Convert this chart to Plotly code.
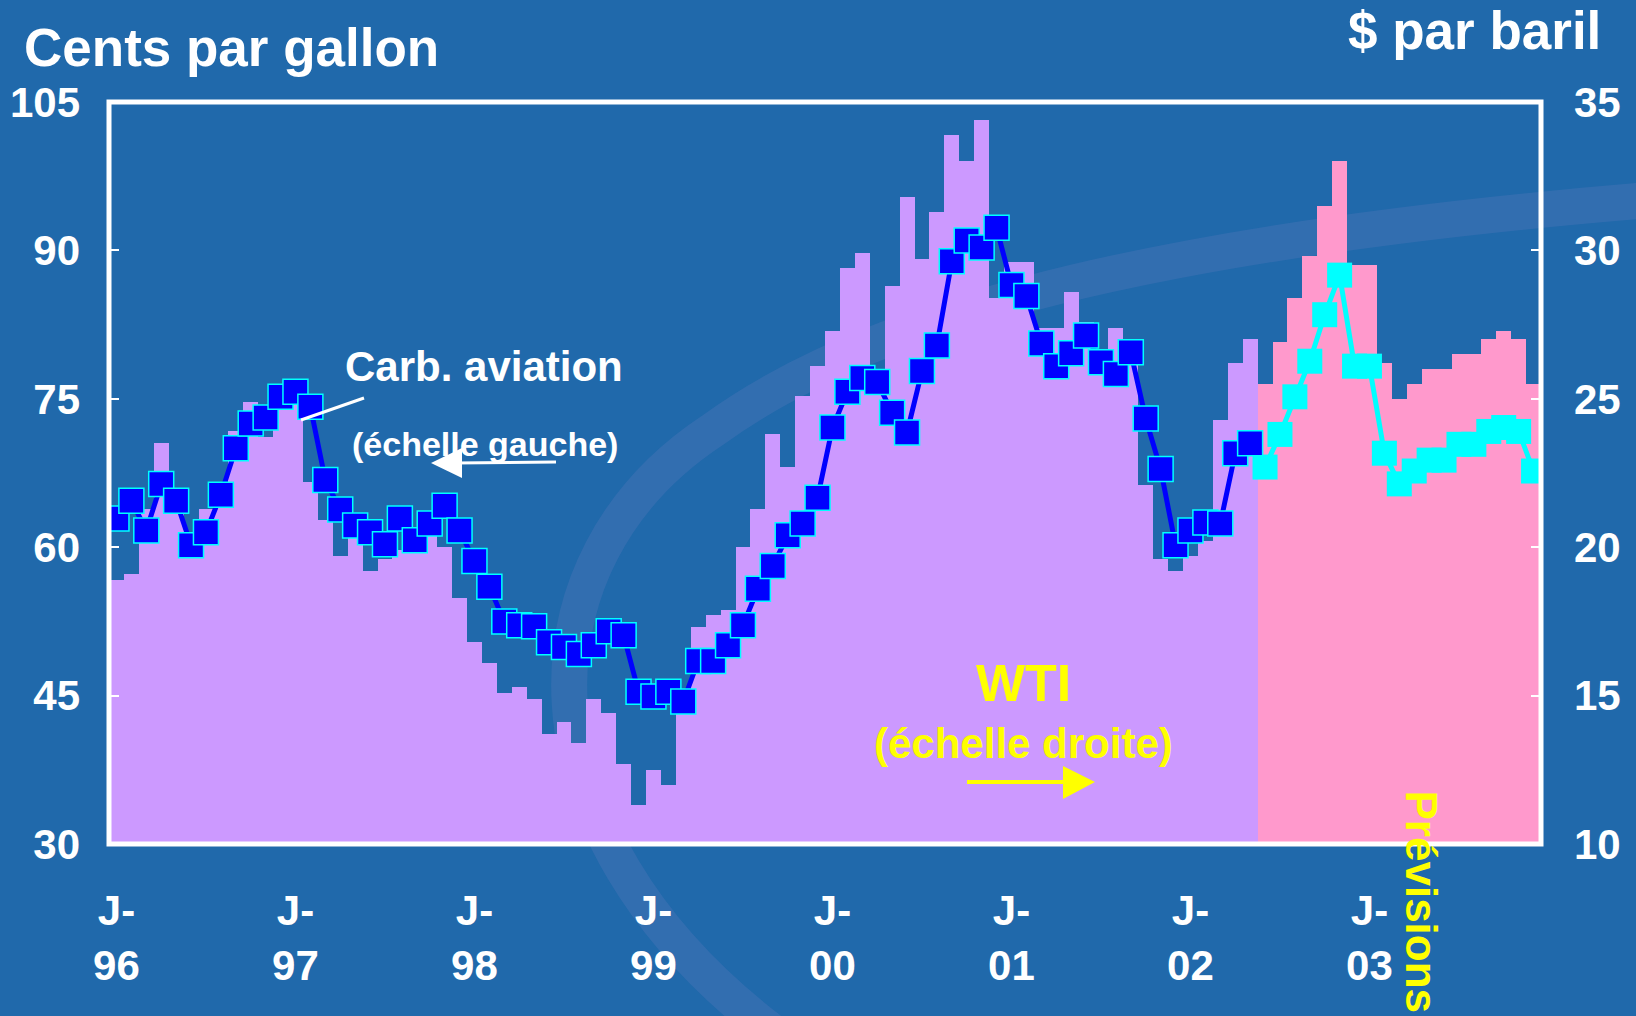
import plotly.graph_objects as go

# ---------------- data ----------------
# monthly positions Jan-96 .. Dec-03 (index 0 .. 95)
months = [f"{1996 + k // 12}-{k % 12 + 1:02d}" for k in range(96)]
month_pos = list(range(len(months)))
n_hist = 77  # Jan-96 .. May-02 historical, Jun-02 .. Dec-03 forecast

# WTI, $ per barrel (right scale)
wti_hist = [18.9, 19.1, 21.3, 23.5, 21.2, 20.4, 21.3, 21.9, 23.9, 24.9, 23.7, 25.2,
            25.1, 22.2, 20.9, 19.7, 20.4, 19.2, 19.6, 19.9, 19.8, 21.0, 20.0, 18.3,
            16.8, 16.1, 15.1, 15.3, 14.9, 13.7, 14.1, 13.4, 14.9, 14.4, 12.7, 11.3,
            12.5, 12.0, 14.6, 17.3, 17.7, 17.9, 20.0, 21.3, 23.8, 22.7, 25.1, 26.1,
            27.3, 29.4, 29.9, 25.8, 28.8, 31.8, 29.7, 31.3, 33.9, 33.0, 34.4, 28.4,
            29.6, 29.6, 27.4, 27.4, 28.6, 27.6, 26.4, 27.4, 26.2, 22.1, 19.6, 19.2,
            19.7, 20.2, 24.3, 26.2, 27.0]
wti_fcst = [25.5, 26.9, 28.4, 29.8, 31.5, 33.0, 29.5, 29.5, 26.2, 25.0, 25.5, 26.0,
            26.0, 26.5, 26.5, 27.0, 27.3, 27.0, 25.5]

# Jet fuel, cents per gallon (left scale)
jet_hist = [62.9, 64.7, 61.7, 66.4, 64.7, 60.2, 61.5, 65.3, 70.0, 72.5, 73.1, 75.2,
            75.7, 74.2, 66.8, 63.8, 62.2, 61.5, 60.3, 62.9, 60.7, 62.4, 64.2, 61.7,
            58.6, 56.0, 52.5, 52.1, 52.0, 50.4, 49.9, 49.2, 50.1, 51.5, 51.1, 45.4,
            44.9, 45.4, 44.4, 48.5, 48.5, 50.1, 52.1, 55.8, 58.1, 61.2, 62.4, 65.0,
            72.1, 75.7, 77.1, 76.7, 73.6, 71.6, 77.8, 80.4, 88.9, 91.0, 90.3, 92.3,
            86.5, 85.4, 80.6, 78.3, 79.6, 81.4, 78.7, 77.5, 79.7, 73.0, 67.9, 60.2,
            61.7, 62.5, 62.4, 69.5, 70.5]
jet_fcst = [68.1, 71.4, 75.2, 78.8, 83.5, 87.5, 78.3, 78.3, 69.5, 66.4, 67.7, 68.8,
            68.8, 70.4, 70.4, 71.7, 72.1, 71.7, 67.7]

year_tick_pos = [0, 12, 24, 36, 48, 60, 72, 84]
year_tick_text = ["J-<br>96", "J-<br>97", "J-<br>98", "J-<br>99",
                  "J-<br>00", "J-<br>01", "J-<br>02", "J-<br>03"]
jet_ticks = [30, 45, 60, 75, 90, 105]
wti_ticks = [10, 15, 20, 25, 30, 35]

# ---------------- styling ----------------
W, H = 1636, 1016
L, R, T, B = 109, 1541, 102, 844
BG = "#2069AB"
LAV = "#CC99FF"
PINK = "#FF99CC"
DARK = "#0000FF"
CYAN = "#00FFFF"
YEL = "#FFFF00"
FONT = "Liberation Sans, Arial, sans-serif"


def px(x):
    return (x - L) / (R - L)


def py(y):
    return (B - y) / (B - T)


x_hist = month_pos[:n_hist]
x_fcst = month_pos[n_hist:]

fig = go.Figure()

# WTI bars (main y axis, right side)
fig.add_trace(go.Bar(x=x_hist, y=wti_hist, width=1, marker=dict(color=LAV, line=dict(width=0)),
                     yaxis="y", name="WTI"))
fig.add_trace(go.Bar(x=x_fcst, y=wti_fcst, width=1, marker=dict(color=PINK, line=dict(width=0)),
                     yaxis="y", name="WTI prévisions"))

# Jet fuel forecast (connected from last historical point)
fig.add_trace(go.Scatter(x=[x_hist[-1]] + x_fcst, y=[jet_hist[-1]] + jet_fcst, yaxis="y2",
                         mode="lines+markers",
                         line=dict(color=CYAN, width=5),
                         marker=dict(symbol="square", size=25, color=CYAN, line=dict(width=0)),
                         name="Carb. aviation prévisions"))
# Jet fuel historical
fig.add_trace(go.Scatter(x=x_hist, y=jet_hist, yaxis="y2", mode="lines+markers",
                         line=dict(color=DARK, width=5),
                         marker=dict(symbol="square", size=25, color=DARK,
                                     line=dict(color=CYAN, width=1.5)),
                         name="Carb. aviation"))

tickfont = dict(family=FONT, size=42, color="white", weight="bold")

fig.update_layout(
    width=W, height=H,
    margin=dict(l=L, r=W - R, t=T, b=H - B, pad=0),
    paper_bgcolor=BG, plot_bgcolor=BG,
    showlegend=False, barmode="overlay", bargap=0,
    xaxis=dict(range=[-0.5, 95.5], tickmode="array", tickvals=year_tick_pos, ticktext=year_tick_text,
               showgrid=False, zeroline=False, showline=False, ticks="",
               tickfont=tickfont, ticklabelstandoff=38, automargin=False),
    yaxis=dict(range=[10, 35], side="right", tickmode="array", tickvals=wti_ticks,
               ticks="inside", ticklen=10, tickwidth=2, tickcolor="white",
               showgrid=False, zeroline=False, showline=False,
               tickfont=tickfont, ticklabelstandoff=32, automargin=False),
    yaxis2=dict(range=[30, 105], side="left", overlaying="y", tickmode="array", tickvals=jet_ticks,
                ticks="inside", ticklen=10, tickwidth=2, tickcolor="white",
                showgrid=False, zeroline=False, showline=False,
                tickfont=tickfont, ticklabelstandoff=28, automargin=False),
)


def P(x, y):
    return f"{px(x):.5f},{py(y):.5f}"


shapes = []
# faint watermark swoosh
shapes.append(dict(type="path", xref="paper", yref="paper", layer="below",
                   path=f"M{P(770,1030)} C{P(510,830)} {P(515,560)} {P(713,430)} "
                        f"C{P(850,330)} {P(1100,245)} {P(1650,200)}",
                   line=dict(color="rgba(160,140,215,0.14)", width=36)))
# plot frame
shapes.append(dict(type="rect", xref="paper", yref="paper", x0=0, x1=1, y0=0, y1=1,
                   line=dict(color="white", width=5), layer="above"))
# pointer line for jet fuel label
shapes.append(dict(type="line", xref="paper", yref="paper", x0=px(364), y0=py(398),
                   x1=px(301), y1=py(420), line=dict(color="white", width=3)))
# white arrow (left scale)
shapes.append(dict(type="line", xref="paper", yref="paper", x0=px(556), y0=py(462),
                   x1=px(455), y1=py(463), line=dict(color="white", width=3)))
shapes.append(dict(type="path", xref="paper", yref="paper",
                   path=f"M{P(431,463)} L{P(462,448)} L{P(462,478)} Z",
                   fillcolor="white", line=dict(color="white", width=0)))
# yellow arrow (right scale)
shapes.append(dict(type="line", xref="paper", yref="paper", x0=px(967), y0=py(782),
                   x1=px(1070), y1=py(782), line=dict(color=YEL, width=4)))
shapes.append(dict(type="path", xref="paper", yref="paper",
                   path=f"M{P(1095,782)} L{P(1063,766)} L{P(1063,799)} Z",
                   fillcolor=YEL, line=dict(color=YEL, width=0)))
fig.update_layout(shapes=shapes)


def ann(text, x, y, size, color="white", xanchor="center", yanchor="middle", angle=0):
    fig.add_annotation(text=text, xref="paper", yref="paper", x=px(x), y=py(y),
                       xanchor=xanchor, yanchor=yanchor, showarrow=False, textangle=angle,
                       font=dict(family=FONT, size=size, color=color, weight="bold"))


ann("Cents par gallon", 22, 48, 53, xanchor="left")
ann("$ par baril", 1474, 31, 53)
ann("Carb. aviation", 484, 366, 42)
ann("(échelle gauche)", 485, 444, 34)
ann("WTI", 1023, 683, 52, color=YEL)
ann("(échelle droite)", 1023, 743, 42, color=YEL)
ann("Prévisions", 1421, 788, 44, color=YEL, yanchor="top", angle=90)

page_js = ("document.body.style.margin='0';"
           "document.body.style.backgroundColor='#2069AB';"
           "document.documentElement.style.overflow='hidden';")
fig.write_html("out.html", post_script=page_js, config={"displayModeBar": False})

□ □ □

- Exercise aim: Every line from the start of the listing above through the line with "26.0, 26.5, 26.5, 27.0, 27.3, 27.0, 25.5]" should be repeated exactly; skip the pictures and add nothing else.

- The result:
Convert this chart to Plotly code.
import plotly.graph_objects as go

# ---------------- data ----------------
# monthly positions Jan-96 .. Dec-03 (index 0 .. 95)
months = [f"{1996 + k // 12}-{k % 12 + 1:02d}" for k in range(96)]
month_pos = list(range(len(months)))
n_hist = 77  # Jan-96 .. May-02 historical, Jun-02 .. Dec-03 forecast

# WTI, $ per barrel (right scale)
wti_hist = [18.9, 19.1, 21.3, 23.5, 21.2, 20.4, 21.3, 21.9, 23.9, 24.9, 23.7, 25.2,
            25.1, 22.2, 20.9, 19.7, 20.4, 19.2, 19.6, 19.9, 19.8, 21.0, 20.0, 18.3,
            16.8, 16.1, 15.1, 15.3, 14.9, 13.7, 14.1, 13.4, 14.9, 14.4, 12.7, 11.3,
            12.5, 12.0, 14.6, 17.3, 17.7, 17.9, 20.0, 21.3, 23.8, 22.7, 25.1, 26.1,
            27.3, 29.4, 29.9, 25.8, 28.8, 31.8, 29.7, 31.3, 33.9, 33.0, 34.4, 28.4,
            29.6, 29.6, 27.4, 27.4, 28.6, 27.6, 26.4, 27.4, 26.2, 22.1, 19.6, 19.2,
            19.7, 20.2, 24.3, 26.2, 27.0]
wti_fcst = [25.5, 26.9, 28.4, 29.8, 31.5, 33.0, 29.5, 29.5, 26.2, 25.0, 25.5, 26.0,
            26.0, 26.5, 26.5, 27.0, 27.3, 27.0, 25.5]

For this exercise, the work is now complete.